On closer inspection, it still doesn't look like much. Every one of these rocks is a geode. Some are hollow, some solid - you tell by the weight of the rock. You don't know for sure until you break it open, which is part of the allure.

This is one of the geodes we brought home from the Jacobs mine. It's about five inches across. You'd never guess from the plain exterior, what beauty is waiting inside. The clear crystals are characteristic of Iowa geodes. The purple ones occur here too, but those are much more common in Brazil.

Here's another one. We couldn't break it, so we had a pro cut it in half. He told us it's a thunderegg, and that it's fairly rare. Part of it is fluorescent.


The Mississippi River Parkway follows the river from Minnesota to Louisiana. The Parkway Commission has members from each of the ten states that border the river. Collectively, their goal is to foster economic growth in the area, and to develop the scenic parkway known as the Great River Road. That road passes Nauvoo on its way through Illinois.

This stream passes beneath that road. Look for the tiny waterfall.

We didn't have time to explore this historic city, but we did listen to its brass band for a while. You can learn more about the reconstruction at this link. The quote that follows is adapted from a state historical marker near the visitor center.

In 1839, Joseph Smith chose this town, then called Commerce, as the home for his followers, who had been driven from Missouri. The Mormons named the community Nauvoo, said to mean "beautiful place." They obtained a special charter from the Illinois Legislature, which gave the city government its own courts, militia, university, and all other governmental powers not prohibited by Federal and State constitutions.

Mormon converts from all parts of America and Europe soon swelled the population to about 15,000, making Nauvoo one of the largest cities in Illinois by 1845. But some of the Mormons, as well as their Gentile neighbors, began to resent the civil and religious authority of the Mormon leaders, and friction in the area grew severe. When the Nauvoo City Council had an Anti-Mormon newspaper destroyed, the Mormon leaders were arrested and jailed at Carthage. On June 27, 1844, an armed mob shot and killed Joseph Smith and his brother Hyrum, Conflict between the Mormons and their neighbors continued until 1846, when the Mormons completed their exodus from the state.

In 1849, Etienne Cabet's followers, the Icarians, came to Nauvoo to practice their form of religious communism, but dissensions soon weakened the colony. Their experiment lasted less than ten years.

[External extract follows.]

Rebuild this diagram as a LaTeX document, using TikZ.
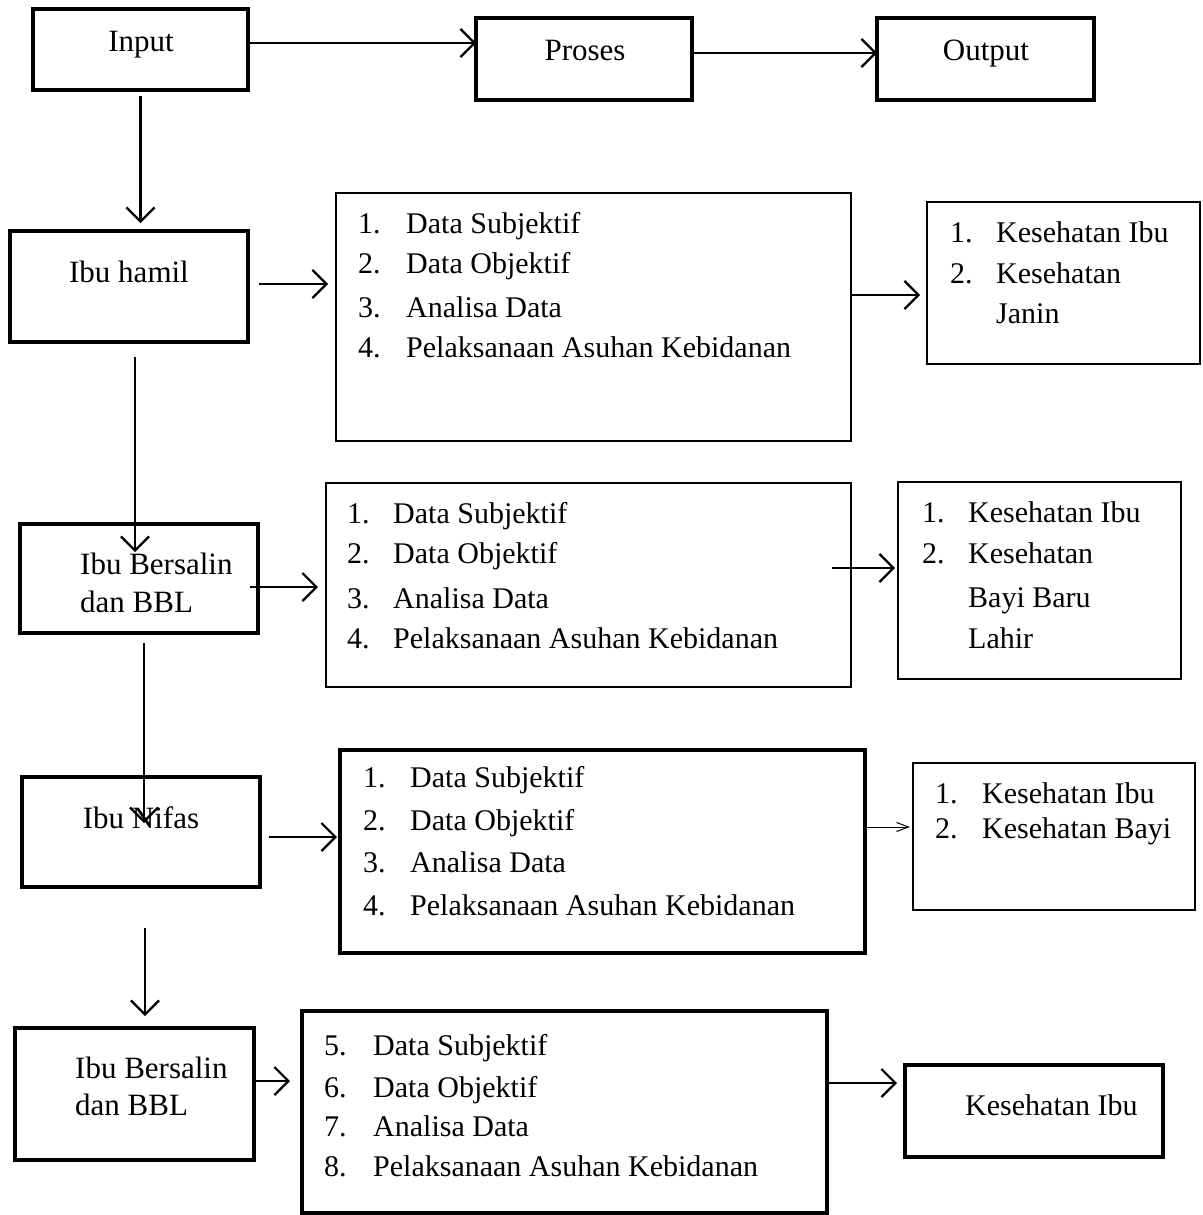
\documentclass[tikz,border=0pt]{standalone}
\usepackage{fontspec}
\setmainfont{Liberation Serif}
\usetikzlibrary{arrows.meta}

\tikzset{
  bold box/.style={draw, line width=4.5pt, inner sep=0pt, outer sep=0pt},
  thin box/.style={draw, line width=1.8pt, inner sep=0pt, outer sep=0pt},
  lbl/.style={inner sep=0pt, anchor=base, font=\fontsize{31}{36}\selectfont},
  item/.style={inner sep=0pt, anchor=base west, font=\fontsize{30}{36}\selectfont},
  arr/.style={line width=2.2pt, -{Straight Barb[length=14pt, width=28pt]}},
  slim arr/.style={line width=1pt, -{Straight Barb[length=12pt, width=9pt]}}
}

\begin{document}
\begin{tikzpicture}[x=1pt, y=-1pt]
    \useasboundingbox (0,0) rectangle (1202,1215);

    % top row
    \node[bold box, minimum width=215pt, minimum height=81pt] (input) at (140.5,49.5) {};
    \node[bold box, minimum width=216pt, minimum height=82pt] (proses) at (584,59) {};
    \node[bold box, minimum width=217pt, minimum height=82pt] (output) at (985.5,59) {};
    \node[lbl] (input-t) at (141,52) {Input};
    \node[lbl] (proses-t) at (585,60) {Proses};
    \node[lbl] (output-t) at (986,60) {Output};

    % left column
    \node[bold box, minimum width=238pt, minimum height=111pt] (hamil) at (129,286.5) {};
    \node[bold box, minimum width=238pt, minimum height=109pt] (bersalin) at (139,578.5) {};
    \node[bold box, minimum width=238pt, minimum height=110pt] (nifas) at (141,832) {};
    \node[bold box, minimum width=239pt, minimum height=132pt] (bersalinb) at (134.5,1094) {};
    \node[lbl] (hamil-t) at (129,282) {Ibu hamil};
    \node[lbl, anchor=base west] (bersalin-t1) at (80,574) {Ibu Bersalin};
    \node[lbl, anchor=base west] (bersalin-t2) at (80,612) {dan BBL};
    \node[lbl] (nifas-t) at (141,828) {Ibu Nifas};
    \node[lbl, anchor=base west] (bersalinb-t1) at (75,1078) {Ibu Bersalin};
    \node[lbl, anchor=base west] (bersalinb-t2) at (75,1115) {dan BBL};

    % middle column
    \node[thin box, minimum width=515pt, minimum height=248pt] (proc1) at (593.5,317) {};
    \node[thin box, minimum width=525pt, minimum height=204pt] (proc2) at (588.5,585) {};
    \node[bold box, minimum width=525pt, minimum height=203pt] (proc3) at (602.5,851.5) {};
    \node[bold box, minimum width=525pt, minimum height=202pt] (proc4) at (564.5,1112) {};
    \foreach \n/\y/\t in {1/233/Data Subjektif, 2/273/Data Objektif, 3/317/Analisa Data, 4/357/Pelaksanaan Asuhan Kebidanan} {
        \node[item] (p1-\n) at (358,\y) {\n.};
        \node[item] (p1-t\n) at (406,\y) {\t};
    }
    \foreach \n/\y/\t in {1/523/Data Subjektif, 2/563/Data Objektif, 3/608/Analisa Data, 4/648/Pelaksanaan Asuhan Kebidanan} {
        \node[item] (p2-\n) at (347,\y) {\n.};
        \node[item] (p2-t\n) at (393,\y) {\t};
    }
    \foreach \n/\y/\t in {1/787/Data Subjektif, 2/830/Data Objektif, 3/872/Analisa Data, 4/915/Pelaksanaan Asuhan Kebidanan} {
        \node[item] (p3-\n) at (363,\y) {\n.};
        \node[item] (p3-t\n) at (410,\y) {\t};
    }
    \foreach \n/\y/\t in {5/1055/Data Subjektif, 6/1097/Data Objektif, 7/1136/Analisa Data, 8/1176/Pelaksanaan Asuhan Kebidanan} {
        \node[item] (p4-\n) at (324,\y) {\n.};
        \node[item] (p4-t\n) at (373,\y) {\t};
    }

    % right column
    \node[thin box, minimum width=273pt, minimum height=162pt] (out1) at (1063.5,283) {};
    \node[thin box, minimum width=283pt, minimum height=197pt] (out2) at (1039.5,580.5) {};
    \node[thin box, minimum width=282pt, minimum height=147pt] (out3) at (1054,836.5) {};
    \node[bold box, minimum width=258pt, minimum height=92pt] (out4) at (1034,1111) {};
    \foreach \n/\y/\t in {1/242/Kesehatan Ibu, 2/283/Kesehatan} {
        \node[item] (o1-\n) at (950,\y) {\n.};
        \node[item] (o1-t\n) at (996,\y) {\t};
    }
    \node[item] (o1-t3) at (996,323) {Janin};
    \foreach \n/\y/\t in {1/522/Kesehatan Ibu, 2/563/Kesehatan} {
        \node[item] (o2-\n) at (922,\y) {\n.};
        \node[item] (o2-t\n) at (968,\y) {\t};
    }
    \node[item] (o2-t3) at (968,607) {Bayi Baru};
    \node[item] (o2-t4) at (968,648) {Lahir};
    \foreach \n/\y/\t in {1/803/Kesehatan Ibu, 2/838/Kesehatan Bayi} {
        \node[item] (o3-\n) at (935,\y) {\n.};
        \node[item] (o3-t\n) at (982,\y) {\t};
    }
    \node[item] (o4-t) at (965,1115) {Kesehatan Ibu};

    % arrows
    \draw[arr] ([yshift=6.5pt]input.east) -- ([yshift=16pt]proses.west);
    \draw[arr] ([yshift=6pt]proses.east) -- ([yshift=6pt]output.west);
    \draw[arr] ([yshift=-6pt]input.south) -- ([xshift=11.5pt,yshift=8pt]hamil.north);
    \draw[arr] ([xshift=11pt,yshift=2.5pt]hamil.east) -- ([xshift=-8pt,yshift=33pt]proc1.west);
    \draw[arr] ([yshift=-12pt]proc1.east |- out1.west) -- ([xshift=-7pt,yshift=-12pt]out1.west);
    \draw[arr] ([xshift=6pt,yshift=-15pt]hamil.south) -- ([xshift=-4pt,yshift=-28pt]bersalin.north);
    \draw[arr] ([xshift=-8pt,yshift=-8.5pt]bersalin.east) -- ([xshift=-8pt,yshift=-2pt]proc2.west);
    \draw[arr] ([xshift=-19pt,yshift=17pt]proc2.east) -- ([xshift=-3pt,yshift=12.5pt]out2.west);
    \draw[arr] ([xshift=5pt,yshift=-10pt]bersalin.south) -- ([xshift=3pt,yshift=-46pt]nifas.north);
    \draw[arr] ([xshift=9pt,yshift=-5pt]nifas.east) -- ([xshift=-3pt,yshift=14.5pt]proc3.west);
    \draw[slim arr] ([xshift=2pt,yshift=24.5pt]proc3.east) -- ([xshift=-3pt,yshift=9.5pt]out3.west);
    \draw[arr] ([xshift=4pt,yshift=-41pt]nifas.south) -- ([xshift=10.5pt,yshift=12pt]bersalinb.north);
    \draw[arr] ([yshift=13pt]bersalinb.east) -- ([xshift=-12pt,yshift=31pt]proc4.west);
    \draw[arr] ([yshift=29pt]proc4.east) -- ([xshift=-8pt,yshift=28pt]out4.west);
\end{tikzpicture}
\end{document}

The Mississippi River near Nauvoo shows evidence of flooding from three weeks earlier. The water level has receded here to nearly normal, but there is still plenty of debris.


Our Lady of Grace Grotto is in West Burlington. It was begun in 1929 by two Benedictine priests, built mostly by unemployed people during the Great Depression. It is built entirely of donated rocks, many from the Holy Land.



The facing rocks are mostly geodes from local stream beds, carefully split to reveal the jewels inside.

Inside the grotto, the statue of the Virgin Mary is flanked by seashells, from the Atlantic Ocean on her left (east) and from the Pacific on her right (west). The smaller photos show the detail above her head, and a guardian angel that stands near her left foot.

For several years, the grotto was a tourist attraction, but it fell into decay during the 1950s and '60s. In 1973, Fr. Jack Denning led an effort to renovate the grotto. A year later, after hundreds of hours of volunteer labor, the grotto was rededicated. The Stations of the Cross were added at this time.